The results also demonstrated high accuracy, as shown in Table 3, with low prediction errors across all racial/ethnic groups. Figure 5e,f summarize the box plot statistics for the 25 states and 196 counties, respectively. In subplots (e) and (f), the correlation measures for different racial and ethnic groups illustrate the performance of the MMC method at the state and county levels. Overall, W (White), B (Black), A (Asian), and H (Hispanic) exhibit relatively stable correlations, while I (Indian and Pacific) and O (Other) show slightly larger variations. Additionally, the correlations at the county level (subplot f) appear slightly lower than those at the state level (subplot e), indicating a minor decrease in predictive stability as the spatial scale becomes more granular. Overall, the method demonstrates high reliability across both levels.

Table 3 10-fold Cross Validation at the County Level.
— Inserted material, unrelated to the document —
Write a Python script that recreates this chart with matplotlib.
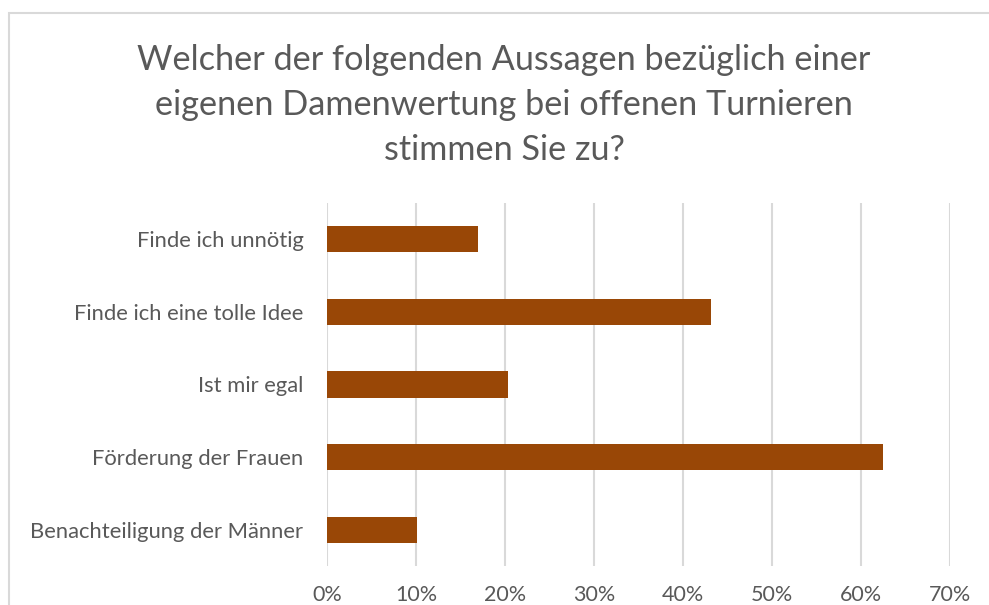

To evaluate the accuracy of the ZCTA-level interpolation, we leveraged the Utah Cancer Registry (UCR) dataset—the only available source to the team with reported cancer counts at the ZIP Code Tabulation Area level. This dataset was also used in our prior publication in Health & Place and was re-utilized here to ensure consistency and methodological comparability. Specifically, we assessed 3,468 subgroup-ZCTA combinations (289 ZCTAs × 12 population groups), among which 1,156 units contained reported values suitable for validation. A comparison between interpolated and observed values yielded an R² of 0.992, Pearson correlation coefficient of 0.996, and a mean absolute error (MAE) of 3.407. These findings—originally presented in our prior work—are reproduced here to benchmark the public dataset against known ground truth and are visualized in Fig. 5c. We acknowledge that this ZCTA-level validation is limited to a single state due to data availability constraints. However, Utah offers a comprehensive and internally consistent dataset that provides a valuable basis for small-area evaluation. Future work will explore the integration of SEER custom geographic extractions or establish partnerships with additional state cancer registries to expand ZCTA-level validation across the U.S.

The validation results demonstrate that the MMC and Geo-Imputation methods produced reliable and accurate interpolations across all geographic levels. The state- and county-level experiments confirm minimal prediction errors, while the ZCTA-level validation shows high predictive accuracy. These findings underscore the robustness of our methods in handling suppressed and missing cancer incidence data.